From: Kenneth Whistler (kenw@sybase.com)
Date: Fri Jun 27 2003 - 20:25:50 EDT

  • Next message: Kenneth Whistler: "Re: Biblical Hebrew (U+034F Combining Grapheme Joiner works)"

    Andrew West wrote:

    > I have to agree 100% with Peter on this. The potential fiasco with regards to
    > Mongolian Free Variation Selectors is another area where our grandchildren are
    > going to be weeping with despair if we are not careful.

    Well, I doubt that our grandchildren will be quite *that* lachrymose, but... ;-0

    > The standardized
    > variants for Mongolian were set in stone by Unicode based on an unfortunate but
    > understandable misunderstanding of the infamous TR170, and now that it is
    > apparent from Chinese and Mongolian sources that Unicode had got hold of
    > completely the wrong end of the stick (the defined standardized variants are
    > actually intended for use in isolation only, and the same MFVS that selects one
    > variant form in isolation may be used to select a completely different variant
    > within running text ... which of course it can't according to the Standardized
    > Variants document), instead of just wiping the slate clean and redefining a new
    > and consistant set of standardized variants that correspond to actual usage
    > within China and Mongolia, Unicode is determined to preserve the original
    > erroneous standardised variants come hell or high water - even though no-one has
    > ever seriously used them yet (well, the Chinese and Mongolians will go ahead and
    > do it their way whatever Unicode decides).
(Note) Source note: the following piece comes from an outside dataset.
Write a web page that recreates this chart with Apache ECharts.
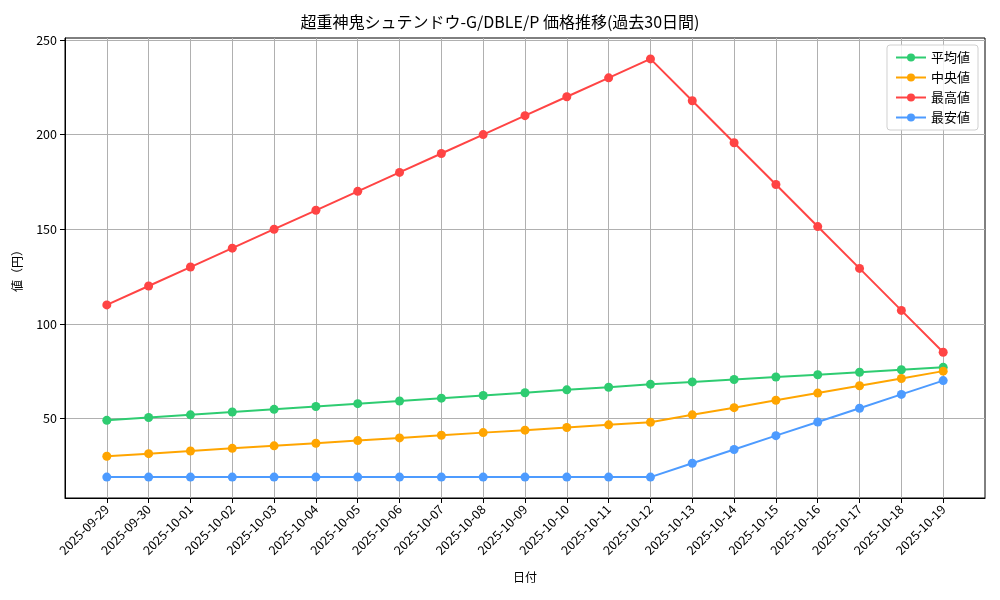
<!DOCTYPE html>
<html><head><meta charset="utf-8">
<script src="https://cdn.jsdelivr.net/npm/echarts@6/dist/echarts.min.js"></script>
<style>html,body{margin:0;padding:0;background:#fff}#c{width:1000px;height:600px}</style>
</head><body><div id="c"></div>
<script>
const dates = ['2025-09-29','2025-09-30','2025-10-01','2025-10-02','2025-10-03','2025-10-04','2025-10-05','2025-10-06','2025-10-07','2025-10-08','2025-10-09','2025-10-10','2025-10-11','2025-10-12','2025-10-13','2025-10-14','2025-10-15','2025-10-16','2025-10-17','2025-10-18','2025-10-19'];
const avgVals = [49.0,50.5,51.9,53.4,54.8,56.3,57.8,59.2,60.7,62.1,63.6,65.1,66.5,68.0,69.3,70.6,71.9,73.1,74.4,75.7,77.0];
const medVals = [30.0,31.4,32.8,34.2,35.5,36.9,38.3,39.7,41.1,42.5,43.8,45.2,46.6,48.0,51.9,55.7,59.6,63.4,67.3,71.1,75.0];
const maxVals = [110,120,130,140,150,160,170,180,190,200,210,220,230,240,217.9,195.7,173.6,151.4,129.3,107.1,85.0];
const minVals = [19,19,19,19,19,19,19,19,19,19,19,19,19,19,26.3,33.6,40.9,48.1,55.4,62.7,70.0];
const yTicks = [50,100,150,200,250];
const seriesNames = ['平均値','中央値','最高値','最安値'];
const colors = ['#2ecc71','#ffa500','#ff4444','#4d9bff'];
const allVals = [avgVals, medVals, maxVals, minVals];
const xIdx = dates.map((d,i)=>i);
const FONT = '"Noto Sans CJK JP", sans-serif';
const chart = echarts.init(document.getElementById('c'), null, {renderer:'canvas'});
chart.setOption({
  animation:false,
  backgroundColor:'#fff',
  title:{text:'超重神鬼シュテンドウ-G/DBLE/P 価格推移(過去30日間)', left:'center', top:9,
    textStyle:{fontFamily:FONT, fontSize:16, fontWeight:'normal', color:'#000'}},
  grid:{left:65, right:15, top:38, bottom:102, show:true, borderColor:'#000', borderWidth:1, backgroundColor:'transparent'},
  legend:{orient:'vertical', right:22, top:45, data:seriesNames, itemWidth:30, itemHeight:10, itemGap:7,
    padding:[6,8,6,8], borderColor:'#d0d0d0', borderWidth:1, borderRadius:3, backgroundColor:'rgba(255,255,255,0.85)',
    textStyle:{fontFamily:FONT, fontSize:13, color:'#000'}},
  xAxis:{type:'value', min:-1, max:21, name:'日付', nameLocation:'middle', nameGap:73,
    nameTextStyle:{fontFamily:FONT, fontSize:12, color:'#000'},
    axisLine:{show:true, onZero:false, lineStyle:{color:'#000'}},
    axisTick:{show:true, customValues:xIdx, length:5, lineStyle:{color:'#000'}},
    axisLabel:{customValues:xIdx, rotate:45, fontFamily:FONT, fontSize:12.5, color:'#000', margin:9,
      formatter:v=>dates[v]||''},
    splitLine:{show:true, customValues:xIdx, lineStyle:{color:'#b0b0b0', width:1}}},
  yAxis:{type:'value', min:7.95, max:251.05, name:'値（円）', nameLocation:'middle', nameGap:42, nameRotate:90,
    nameTextStyle:{fontFamily:FONT, fontSize:12, color:'#000'},
    axisLine:{show:true, onZero:false, lineStyle:{color:'#000'}},
    axisTick:{show:true, customValues:yTicks, length:5, lineStyle:{color:'#000'}},
    axisLabel:{customValues:yTicks, fontFamily:FONT, fontSize:12.5, color:'#000', margin:8},
    splitLine:{show:true, customValues:yTicks, lineStyle:{color:'#b0b0b0', width:1}}},
  series: seriesNames.map((n,k)=>({
    name:n, type:'line', data:allVals[k].map((v,i)=>[i,v]), symbol:'circle', symbolSize:9,
    lineStyle:{width:2, color:colors[k]}, itemStyle:{color:colors[k]}, z:2+k
  }))
});
</script></body></html>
    The Mongolian variants are normatively defined in tables in both 10646 and in
    the Unicode Standard, but there is normative, and then there is immutable.

    Fortunately, the definition of standardized variation sequences is not
    entangled in any of the stability guarantees for normalization. As far
    as I know, neither WG2 (in its guiding Principles and Procedures document)
    nor the Unicode Consortium, at:

    http://www.unicode.org/standard/stability_policy.html

    has made any public guarantee about the immutability of these tables.
    Of course, there is the general assumption that things that are
    standardized stay stable, but we are, as Andrew implies, still in
    early days in terms of understanding all the implications for
    Mongolian implementations. So enough with the "come hell or high
    water" rhetoric in this case.

    If it turns out that the actual implementations need to define the variants
    differently than in the current tables for the MFVS standardized variation
    sequences, then we just need to define the appropriate technical
    corrigenda for the standards, and then get on with our lives. In this
    case, if the only implementations need a revision, then the standard
    should reflect the consensus practice, rather than vice versa. And in *this*
    case, there are no stability guarantees (that I know of) standing in
    the way of fixing the problem.

    The only barrier is one of getting a sufficiently clear statement of the
    implementation requirements and a sufficiently detailed specification of
    the results in front of the committees to enable them to close the loop
    on this.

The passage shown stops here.